═══ Recorded information
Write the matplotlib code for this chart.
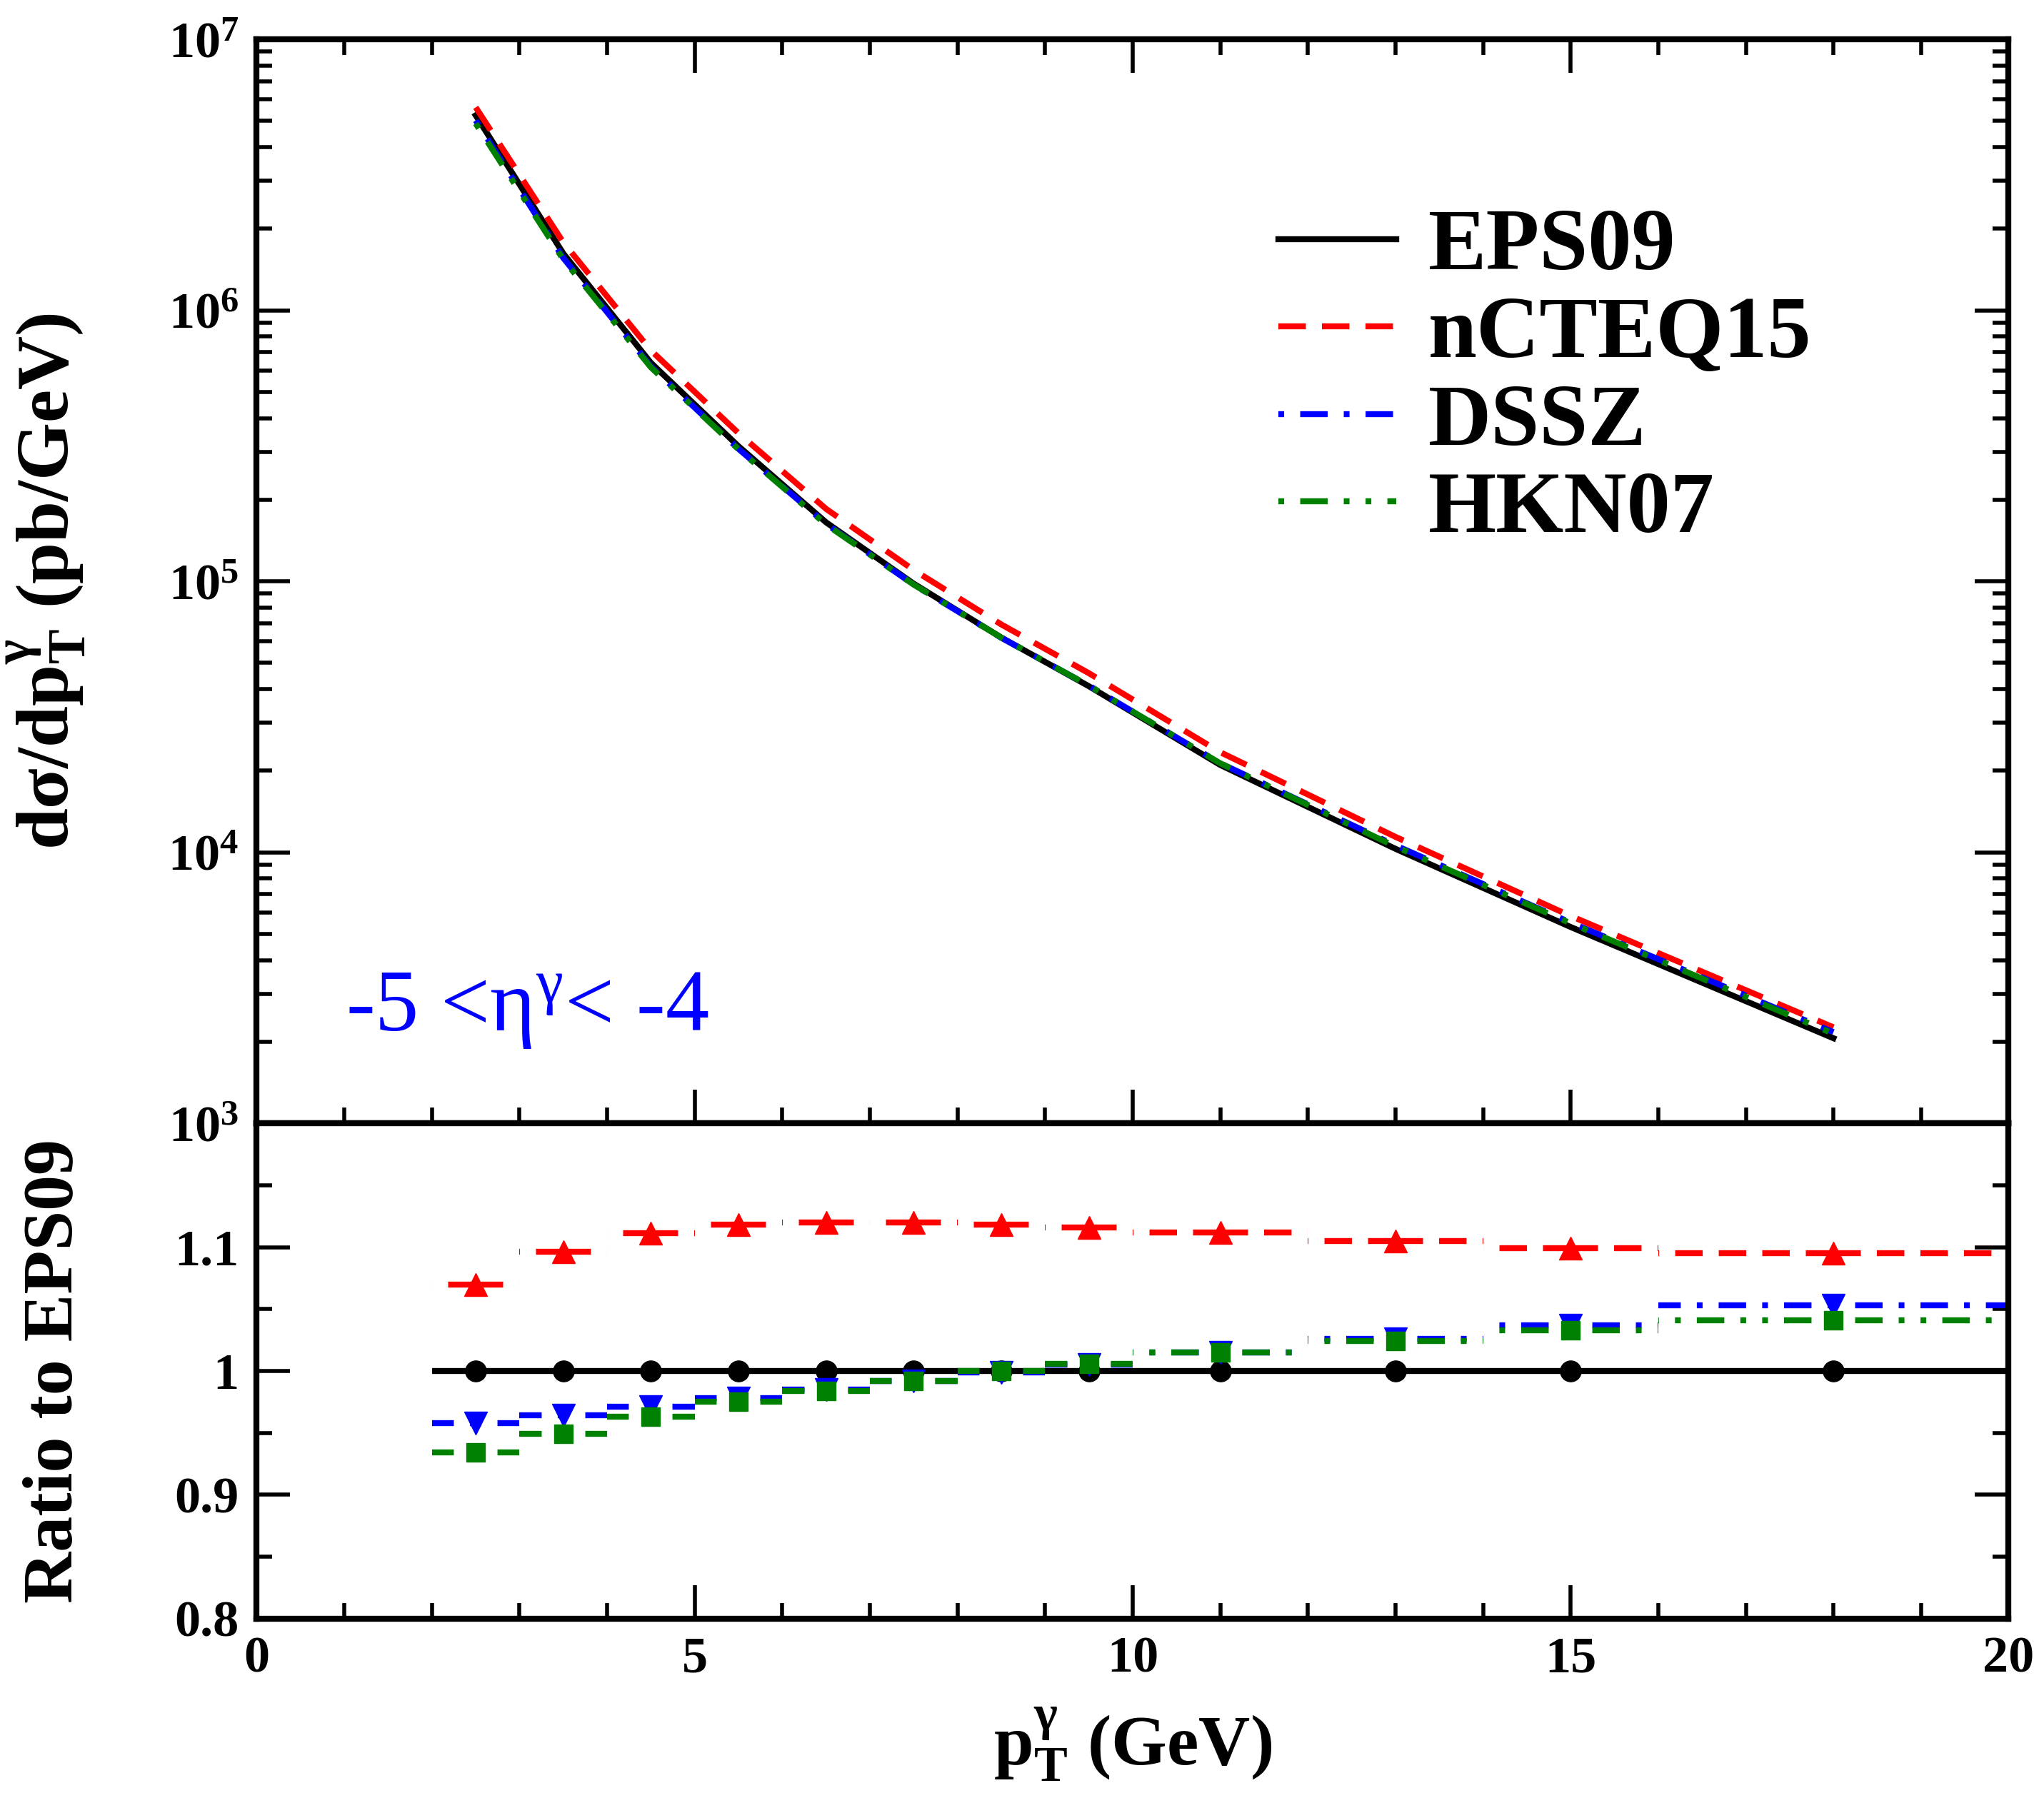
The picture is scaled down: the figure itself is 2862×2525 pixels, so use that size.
import math
import matplotlib
matplotlib.use('Agg')
import matplotlib.pyplot as plt
from matplotlib.ticker import MultipleLocator, FixedLocator, FuncFormatter, LogLocator, NullFormatter

# bin centres / edges (GeV)
pt = [2.5, 3.5, 4.5, 5.5, 6.5, 7.5, 8.5, 9.5, 11, 13, 15, 18]
edges = [2, 3, 4, 5, 6, 7, 8, 9, 10, 12, 14, 16, 20]

# d sigma / d pT (pb/GeV)
eps09 = [5.24e6, 1.62e6, 6.4e5, 3.15e5, 1.65e5, 9.8e4, 6.2e4, 4.1e4, 2.1e4, 1.03e4, 5.3e3, 2.06e3]
ncteq15 = [5.61e6, 1.78e6, 7.11e5, 3.52e5, 1.85e5, 1.10e5, 6.93e4, 4.58e4, 2.34e4, 1.14e4, 5.82e3, 2.26e3]
dssz = [5.02e6, 1.56e6, 6.21e5, 3.08e5, 1.63e5, 9.72e4, 6.19e4, 4.12e4, 2.13e4, 1.06e4, 5.50e3, 2.17e3]
hkn07 = [4.89e6, 1.54e6, 6.16e5, 3.07e5, 1.62e5, 9.72e4, 6.20e4, 4.12e4, 2.13e4, 1.05e4, 5.47e3, 2.14e3]

# ratio to EPS09
r_eps09 = [1.0, 1.0, 1.0, 1.0, 1.0, 1.0, 1.0, 1.0, 1.0, 1.0, 1.0, 1.0]
r_ncteq15 = [1.070, 1.096, 1.111, 1.118, 1.120, 1.120, 1.118, 1.116, 1.112, 1.105, 1.099, 1.095]
r_dssz = [0.958, 0.964, 0.971, 0.978, 0.985, 0.992, 0.999, 1.005, 1.015, 1.026, 1.037, 1.053]
r_hkn07 = [0.934, 0.949, 0.963, 0.975, 0.984, 0.992, 1.000, 1.006, 1.015, 1.024, 1.033, 1.041]

labels = ['EPS09', 'nCTEQ15', 'DSSZ', 'HKN07']

plt.rcParams['font.family'] = ['Liberation Serif', 'DejaVu Serif']
plt.rcParams['font.weight'] = 'bold'
plt.rcParams['mathtext.fontset'] = 'custom'
plt.rcParams['mathtext.rm'] = 'Liberation Serif:weight=normal'
plt.rcParams['mathtext.it'] = 'Liberation Serif:italic'
plt.rcParams['mathtext.bf'] = 'Liberation Serif:bold'
plt.rcParams['lines.scale_dashes'] = False

GREEN = '#008000'
DASH, GAP, DOT = 27.7, 16.2, 5.8
styles = [
    dict(color='black', ls='-', marker='o', ms=21),
    dict(color='red', ls=(0, (DASH, GAP)), marker='^', ms=23),
    dict(color='blue', ls=(0, (DOT, GAP, DASH, GAP)), marker='v', ms=23),
    dict(color=GREEN, ls=(0, (DOT, GAP, DASH, GAP, DOT, GAP)), marker='s', ms=19),
]

fig = plt.figure(figsize=(28.62, 25.25), dpi=100)
L, R = 0.1256, 0.9827
ax1 = fig.add_axes([L, 0.377, R - L, 0.9782 - 0.377])
ax2 = fig.add_axes([L, 0.1022, R - L, 0.377 - 0.1022])

# upper panel
for y, lab, st in zip([eps09, ncteq15, dssz, hkn07], labels, styles):
    ax1.plot(pt, y, color=st['color'], linestyle=st['ls'], lw=6, label=lab)

ax1.set_yscale('log')
ax1.set_xlim(0, 20)
ax1.set_ylim(1e3, 1e7)
ax1.yaxis.set_major_locator(LogLocator(base=10, numticks=10))
ax1.yaxis.set_minor_locator(LogLocator(base=10, subs=range(2, 10), numticks=50))
ax1.yaxis.set_minor_formatter(NullFormatter())
ax1.yaxis.set_major_formatter(FuncFormatter(lambda v, p: r'$\mathbf{10^{%d}}$' % round(math.log10(v))))
ax1.set_ylabel(r'$\mathbf{d\sigma/dp_T^{\gamma}\ (pb/GeV)}$', fontsize=75)
ax1.tick_params(labelbottom=False)

ax1.text(0.0508, 0.086, r'-5 <$\mathrm{\eta^{\gamma}}$< -4', transform=ax1.transAxes,
         color='blue', fontsize=88, fontweight='normal', va='baseline', ha='left')

ax1.legend(loc='upper left', bbox_to_anchor=(0.583, 0.844), frameon=False,
           prop=dict(family='Liberation Serif', weight='bold', size=88),
           handlelength=1.35, handletextpad=0.37, labelspacing=0.09,
           borderpad=0, borderaxespad=0)

# ratio panel: each half bin drawn outward from the bin centre
left = edges[:-1]
right = edges[1:]
for r, st in zip([r_eps09, r_ncteq15, r_dssz, r_hkn07], styles):
    ax2.hlines(r, pt, left, colors=st['color'], linestyles=[st['ls']], lw=6)
    ax2.hlines(r, pt, right, colors=st['color'], linestyles=[st['ls']], lw=6)
    ax2.plot(pt, r, linestyle='none', marker=st['marker'], ms=st['ms'], color=st['color'])

ax2.set_xlim(0, 20)
ax2.set_ylim(0.8, 1.2)
ax2.yaxis.set_major_locator(FixedLocator([0.8, 0.9, 1.0, 1.1, 1.2]))
ax2.yaxis.set_major_formatter(FuncFormatter(lambda v, p: {0.8: '0.8', 0.9: '0.9', 1.0: '1', 1.1: '1.1'}.get(round(v, 2), '')))
ax2.yaxis.set_minor_locator(MultipleLocator(0.05))
ax2.set_ylabel('Ratio to EPS09', fontsize=72, fontweight='bold')
ax2.set_xlabel(r'$\mathbf{p_T^{\gamma}\ (GeV)}$', fontsize=72)
ax2.xaxis.set_label_coords(0.5, -0.175)

for ax in (ax1, ax2):
    ax.xaxis.set_major_locator(MultipleLocator(5))
    ax.xaxis.set_minor_locator(MultipleLocator(1))
    for s in ax.spines.values():
        s.set_linewidth(6)
    ax.tick_params(which='both', direction='in', right=True, width=4, labelsize=52, pad=18)
    ax.tick_params(which='major', length=34)
    ax.tick_params(which='minor', length=16)
    ax.yaxis.set_label_coords(-0.097, 0.5)
    for t in ax.get_xticklabels() + ax.get_yticklabels():
        t.set_fontweight('bold')

ax1.tick_params(which='both', top=True)
ax2.tick_params(which='both', top=False)

fig.savefig('out.png', dpi=100)
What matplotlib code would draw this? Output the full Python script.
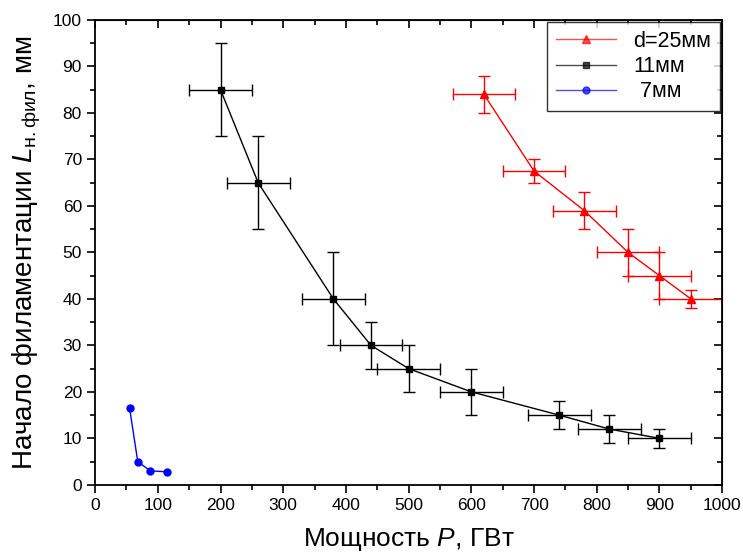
══════
Copy, word for word, the entries above from the first line to the line that holds "1.05e4, 5.47e3, 2.14e3]". Drop the pictures.

Answer to this problem:
Write the matplotlib code for this chart.
The picture is scaled down: the figure itself is 2862×2525 pixels, so use that size.
import math
import matplotlib
matplotlib.use('Agg')
import matplotlib.pyplot as plt
from matplotlib.ticker import MultipleLocator, FixedLocator, FuncFormatter, LogLocator, NullFormatter

# bin centres / edges (GeV)
pt = [2.5, 3.5, 4.5, 5.5, 6.5, 7.5, 8.5, 9.5, 11, 13, 15, 18]
edges = [2, 3, 4, 5, 6, 7, 8, 9, 10, 12, 14, 16, 20]

# d sigma / d pT (pb/GeV)
eps09 = [5.24e6, 1.62e6, 6.4e5, 3.15e5, 1.65e5, 9.8e4, 6.2e4, 4.1e4, 2.1e4, 1.03e4, 5.3e3, 2.06e3]
ncteq15 = [5.61e6, 1.78e6, 7.11e5, 3.52e5, 1.85e5, 1.10e5, 6.93e4, 4.58e4, 2.34e4, 1.14e4, 5.82e3, 2.26e3]
dssz = [5.02e6, 1.56e6, 6.21e5, 3.08e5, 1.63e5, 9.72e4, 6.19e4, 4.12e4, 2.13e4, 1.06e4, 5.50e3, 2.17e3]
hkn07 = [4.89e6, 1.54e6, 6.16e5, 3.07e5, 1.62e5, 9.72e4, 6.20e4, 4.12e4, 2.13e4, 1.05e4, 5.47e3, 2.14e3]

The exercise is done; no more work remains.